Once you have the server I'd look at getting the RAID card. Now that I've had a chance to use the 2220 I have no complaints. The software was simple to use and getting the RAID array setup and initializing was a snap. It was the cheapest of the SATA RAID cards that supported OCE but it works just fine from what I'm seeing and haven't had any buyer's regret so far.

Once you have the server and your card then I'd start buying drives. The reason I think this is the best way is because of all the parts used in a media server the drive prices and sizes change the most. Sure new servers will come out and the one you bought will be out dated but if all you're using it for is for storage, no matter what you get will be overkill. The same goes for the RAID card. As long as you make sure the one you purchase has all the features you need, it'll do the job for you. If you wait to buy the drives last you can get bigger drives that you can use right away instead of getting smaller drives that you have to sit on while you acquire the rest of your parts.

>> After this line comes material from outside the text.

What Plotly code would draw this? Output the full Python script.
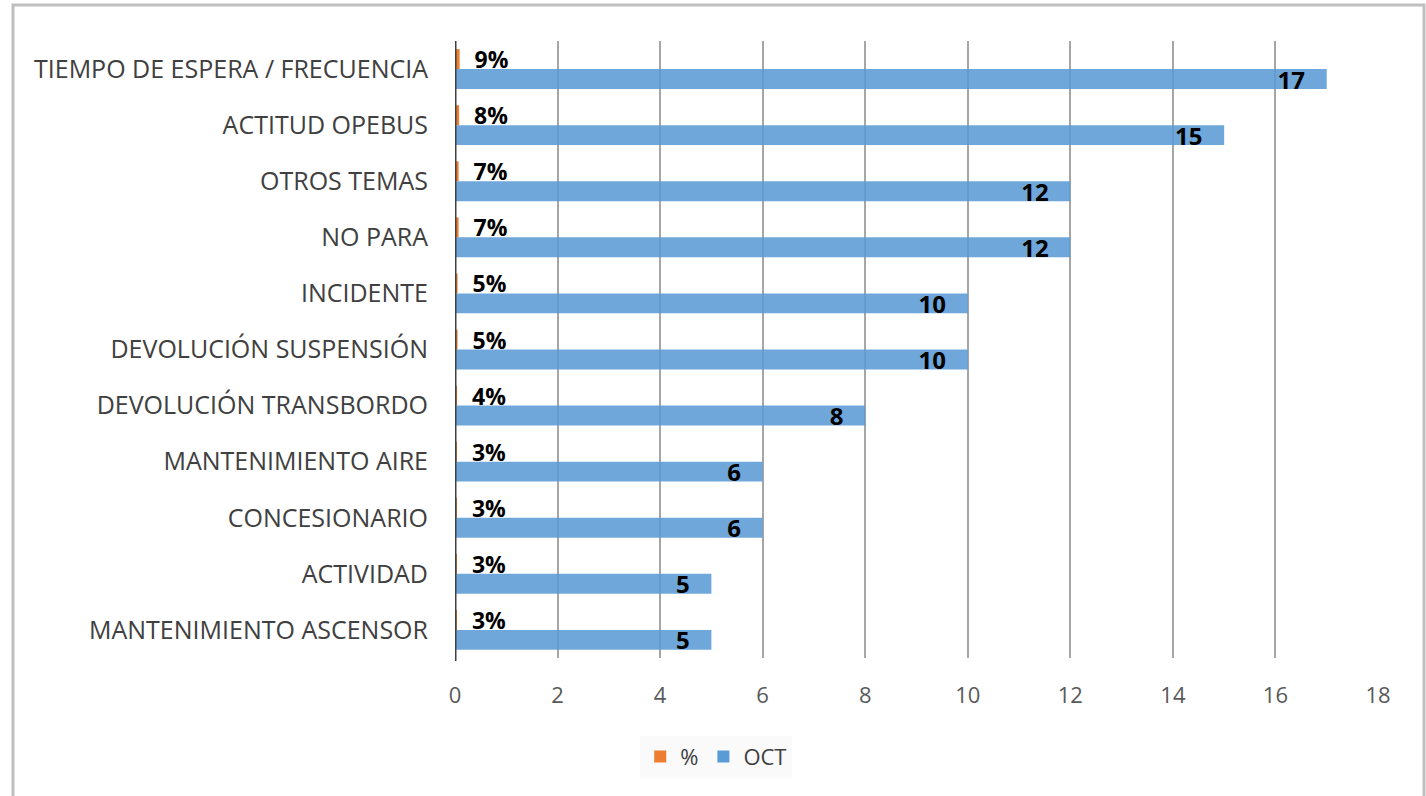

I'd spend the time between buying the server and buying your RAID card figuring out what you really need the server to do. If you could see yourself setting up multiple terribyte arrays then you'd need to make sure you can have multiple cards in one box (for example, the 2220 has 8 ports but another 2220 can be linked to it in another slot allowing for a total of 16 drives). If you're only going to be using it to store a few movies and some music a 4 port card may be just the ticket.

Ultimately, and I think this goes with just about everything we talk about here, you should know what you need before you start purchasing and you should have a plan so that you don't make the same mistake I did and toss 100's if not 1000's of dollars down the tube because you tried to cut corners.

Whew, I just wrote a book and I'm not even sure I answered your questions. Let me know if you'd like me to elaborate or if there's anything else you're not sure about.
That was perfect, and exactly where I was headed. I hadn't thought about the PCI-X part as I was wondering how to work this into my existing PC, but allow it to scale over time with increased storage. I'll have about 800GB of storage in the machine, but its not setup properly (2 IDE's for 300GB or so, and 2 SATA in Raid 0 for another 500GB) for the long term.

The only thing I'll probably want to look at further is whether or not I can take the hit and just expand the server I have (which is the media center PC) with PCI based cards (plus I can always add a new machine later as well). After all since most of it is for movies/etc, and the current machine isnt bad, will it require that additional server? I'm also trying to not have a full data center running (I already have one server, one media center and was considering a home seer or other automation machine as well).

Great info, thanks for the feedback.